With A Little Help From Our Friends
Dave Lu had his "aha" moment for creating Fanpop from a Web site he built in his spare time just after graduating from business school. The site focused exclusively on Canon digital cameras, and provided a forum for users to come together and learn how to use the devices effectively, and share their experiences with each other. Through affiliate marketing programs and Google AdSense, he found himself pulling in more than $1,000 a month from the site without doing much of anything. "It turned out to be a great source of passive income," Lu said.
Dave Lu, Cliff Szu, Michael Chu, and David Papandrew of Fanpop
At the same time, as a big fan of the television show The Office, Lu was constantly surfing fan forums, taking polls, and keeping on top of the show. Putting it all together, he came up with the idea for a network of social portals where "communities of interest" could access, contribute, and share content on topics dear to their hearts. "I realized that we'd never gotten past the first generation of fan sites," he said. "Really, they had pretty much stayed at the level of Yahoo Groups."
Excited by the possibilities, he got together three of his friends and proposed a social networking platform that would facilitate the creation of fan sites that could be designed and run by their members. "By giving the fan communities themselves the tools they needed to build their sites, we don't have to keep up with the trends -- our users do that for us," said Lu. Today, Fanpop is a conglomeration of social networks, polls, image galleries, news, and -- of course -- user forums. "Because the community owns the site, there is no hierarchy for managing it," said Lu. Fanpop itself generates its revenue through affiliate marketing and display advertising."
The four partners made a conscious decision not to go to venture capitalists for money. Instead, they raised $100,000 from family and friends in January 2006, "and we haven't taken any money since then," Lu said. "We never wanted to lose control of the vision."
Early on, Lu bumped into the term "lifestyle entrepreneur" and found it derogatory. "I don't see how our company is different from those that ended up getting a lot of funding," he said. "When I hear that term, I know we're being written off."
Yet, Lu argued, "we're building a business as much as anyone else. Just because we're four guys, just because we didn't take VC money, doesn't mean we're not thinking big."
The partners have also, for now, opted not to hire additional employees, but to share the work amongst themselves. This was a very personal decision," Lu admitted. "Once you start growing, politics starts infiltrating the organization. Cliques form. That was what we couldn't stand about large companies. We love being able to sit in one room and call out to each other when we have an idea or need help."
Each of the four partners has taken significant risks to do what they are doing. "If we were just into cushy lifestyles, we would have all taken six-figure salary, and a safe corporate environment," he said. "But it's very rewarding. We're in charge of our own destiny."

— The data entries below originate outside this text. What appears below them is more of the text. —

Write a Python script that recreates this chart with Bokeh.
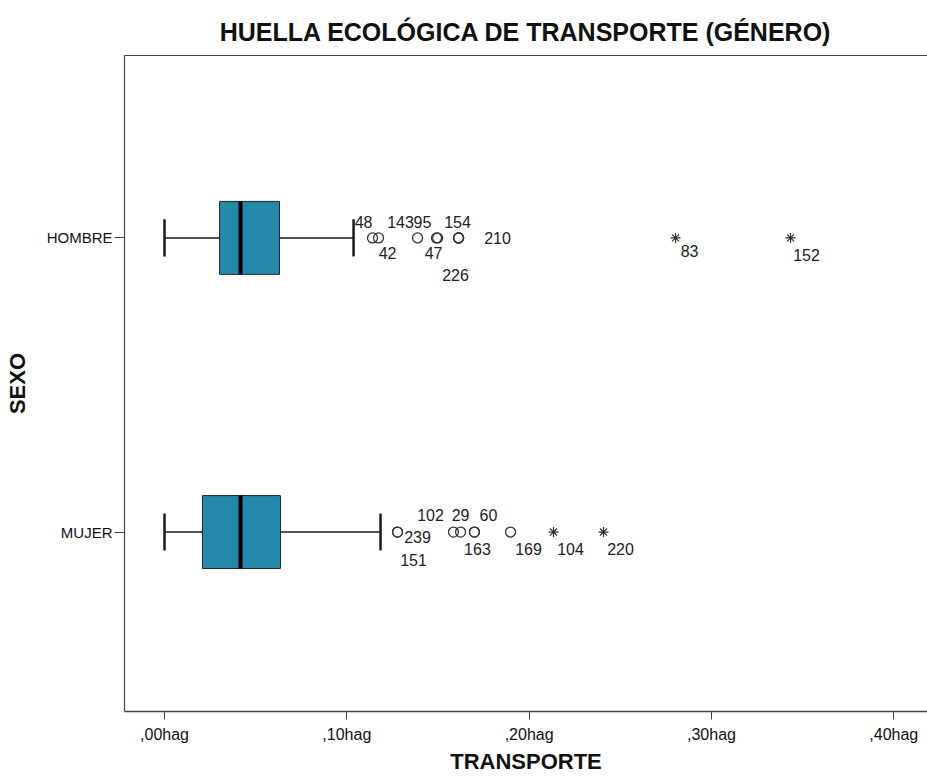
from bokeh.plotting import figure
from bokeh.models import (ColumnDataSource, FixedTicker, CustomJSTickFormatter,
                          LabelSet, LinearAxis, Range1d)
from bokeh.core.properties import value
from bokeh.embed import file_html
from bokeh.resources import INLINE

# ---------------- data ----------------
groups = ["MUJER", "HOMBRE"]
group_pos = [1, 2]
whisker_low = [0.0, 0.0]
q1 = [0.0208, 0.0302]
median = [0.0417, 0.0417]
q3 = [0.0636, 0.0631]
whisker_high = [0.1185, 0.1037]

# outliers (circles) and extremes (stars): value and case label
hombre_out_vals = [0.1141, 0.1174, 0.1388, 0.1492, 0.1498, 0.1613, 0.1613, 0.1613]
hombre_out_ids = ["48", "42", "143", "95", "47", "154", "210", "226"]
hombre_ext_vals = [0.2803, 0.3434]
hombre_ext_ids = ["83", "152"]

mujer_out_vals = [0.1278, 0.1278, 0.1585, 0.1624, 0.1700, 0.1700, 0.1898]
mujer_out_ids = ["239", "151", "102", "29", "60", "163", "169"]
mujer_ext_vals = [0.2134, 0.2408]
mujer_ext_ids = ["104", "220"]

x_ticks = [0.0, 0.1, 0.2, 0.3, 0.4]

# label placement offsets (screen pixels, style only)
hombre_out_dx = [-9, 9, -17, -14, -4, -1, 39, -3]
hombre_out_dy = [16, -15, 16, 16, -15, 16, 0, -37]
hombre_ext_dx = [14, 16]
hombre_ext_dy = [-13, -17]
mujer_out_dx = [20, 16, -23, 0, 14, 3, 18]
mujer_out_dy = [-5, -28, 17, 17, 17, -17, -17]
mujer_ext_dx = [17, 17]
mujer_ext_dy = [-17, -17]

# ---------------- figure ----------------
BOX_HALF = 0.124
CAP_HALF = 0.063
BOX_COLOR = "#2589AB"
LINE = "#1a1a1a"
FONT = "Liberation Sans"

p = figure(width=927, height=776, output_backend="svg", toolbar_location=None,
           x_range=Range1d(-0.02194, 0.4185), y_range=Range1d(0.39, 2.62),
           min_border_left=124, min_border_right=0, min_border_top=55,
           min_border_bottom=63)
p.outline_line_color = None
p.xgrid.visible = False
p.ygrid.visible = False
p.background_fill_color = "white"

p.title.text = "HUELLA ECOLÓGICA DE TRANSPORTE (GÉNERO)"
p.title.align = "center"
p.title.text_font = FONT
p.title.text_font_size = "25px"
p.title.text_font_style = "bold"
p.title.text_color = "#111111"
p.title.offset = 0
p.title.standoff = 19

src_box = ColumnDataSource(dict(
    y=group_pos, lo=whisker_low, q1=q1, med=median, q3=q3, hi=whisker_high,
    bot=[g - BOX_HALF for g in group_pos], top=[g + BOX_HALF for g in group_pos],
    cb=[g - CAP_HALF for g in group_pos], ct=[g + CAP_HALF for g in group_pos],
))

# whiskers
p.segment(x0="lo", y0="y", x1="q1", y1="y", source=src_box, line_color=LINE, line_width=1.5)
p.segment(x0="q3", y0="y", x1="hi", y1="y", source=src_box, line_color=LINE, line_width=1.5)
p.segment(x0="lo", y0="cb", x1="lo", y1="ct", source=src_box, line_color=LINE, line_width=2.5)
p.segment(x0="hi", y0="cb", x1="hi", y1="ct", source=src_box, line_color=LINE, line_width=2.5)
# boxes
p.quad(left="q1", right="q3", bottom="bot", top="top", source=src_box,
       fill_color=BOX_COLOR, line_color="#222222", line_width=1)
p.segment(x0="med", y0="bot", x1="med", y1="top", source=src_box,
          line_color="black", line_width=4)


def add_points(vals, ids, ypos, dx, dy, marker, size, lw):
    src = ColumnDataSource(dict(x=vals, y=[ypos] * len(vals), t=ids))
    p.scatter(x="x", y="y", source=src, marker=marker, size=size,
              fill_color=None, line_color="#333333", line_width=lw)
    for xv, t, ox, oy in zip(vals, ids, dx, dy):
        s = ColumnDataSource(dict(x=[xv], y=[ypos], t=[t]))
        p.add_layout(LabelSet(x="x", y="y", text="t", source=s,
                              x_offset=ox, y_offset=oy,
                              text_align="center", text_baseline="middle",
                              text_font=value(FONT), text_font_size=value("16px"),
                              text_color="#222222"))


add_points(hombre_out_vals, hombre_out_ids, group_pos[1], hombre_out_dx, hombre_out_dy, "circle", 10, 1.3)
add_points(hombre_ext_vals, hombre_ext_ids, group_pos[1], hombre_ext_dx, hombre_ext_dy, "asterisk", 10, 1.2)
add_points(mujer_out_vals, mujer_out_ids, group_pos[0], mujer_out_dx, mujer_out_dy, "circle", 10, 1.3)
add_points(mujer_ext_vals, mujer_ext_ids, group_pos[0], mujer_ext_dx, mujer_ext_dy, "asterisk", 10, 1.2)

# axes
xa = p.xaxis[0]
xa.ticker = FixedTicker(ticks=x_ticks)
xa.formatter = CustomJSTickFormatter(code="return ',' + tick.toFixed(2).split('.')[1] + 'hag';")
xa.axis_label = "TRANSPORTE"
xa.axis_label_text_font = FONT
xa.axis_label_text_font_size = "22px"
xa.axis_label_text_font_style = "bold"
xa.axis_label_text_color = "#111111"
xa.axis_label_standoff = 3
xa.major_label_text_font = FONT
xa.major_label_text_font_size = "16px"
xa.major_label_text_color = "#111111"
xa.major_label_standoff = 6
xa.major_tick_out = 8
xa.major_tick_in = 0
xa.minor_tick_out = 0
xa.minor_tick_in = 0
xa.axis_line_color = "#444444"
xa.axis_line_width = 1.5
xa.major_tick_line_color = "#444444"

ya = p.yaxis[0]
ya.ticker = FixedTicker(ticks=group_pos)
ya.major_label_overrides = {g: n for g, n in zip(group_pos, groups)}
ya.axis_label = "SEXO"
ya.axis_label_text_font = FONT
ya.axis_label_text_font_size = "22px"
ya.axis_label_text_font_style = "bold"
ya.axis_label_text_color = "#111111"
ya.axis_label_standoff = 14
ya.major_label_text_font = FONT
ya.major_label_text_font_size = "15px"
ya.major_label_text_color = "#111111"
ya.major_label_standoff = 2
ya.major_tick_out = 10
ya.major_tick_in = 0
ya.minor_tick_out = 0
ya.minor_tick_in = 0
ya.axis_line_color = "#444444"
ya.axis_line_width = 1.2
ya.major_tick_line_color = "#444444"

top_axis = LinearAxis(ticker=FixedTicker(ticks=[]), major_label_text_font_size="0px",
                      axis_line_color="#444444", axis_line_width=1.2,
                      major_tick_out=0, minor_tick_out=0, major_tick_in=0, minor_tick_in=0,
                      major_label_standoff=0)
p.add_layout(top_axis, "above")

open("out.html", "w").write(file_html(p, INLINE))
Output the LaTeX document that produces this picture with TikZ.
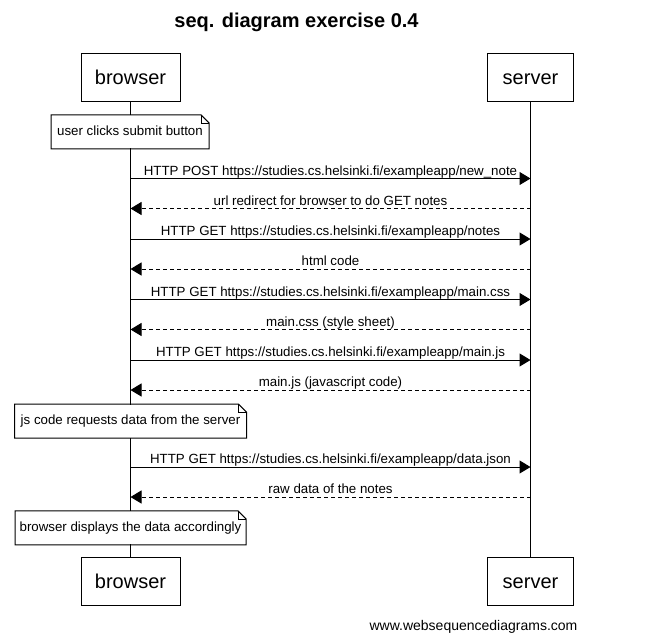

For Lu, the most rewarding part has been doing the things he wasn't trained to do. After working at Yahoo and eBay as a product manager, he got his MBA at Stanford before founding Fanpop. Yet he finds himself doing everything from graphic design to HTML coding to business development, accounting, and finance. "Because we all chip in for anything that needs to be done, we're 150% to 200% more productive than large companies."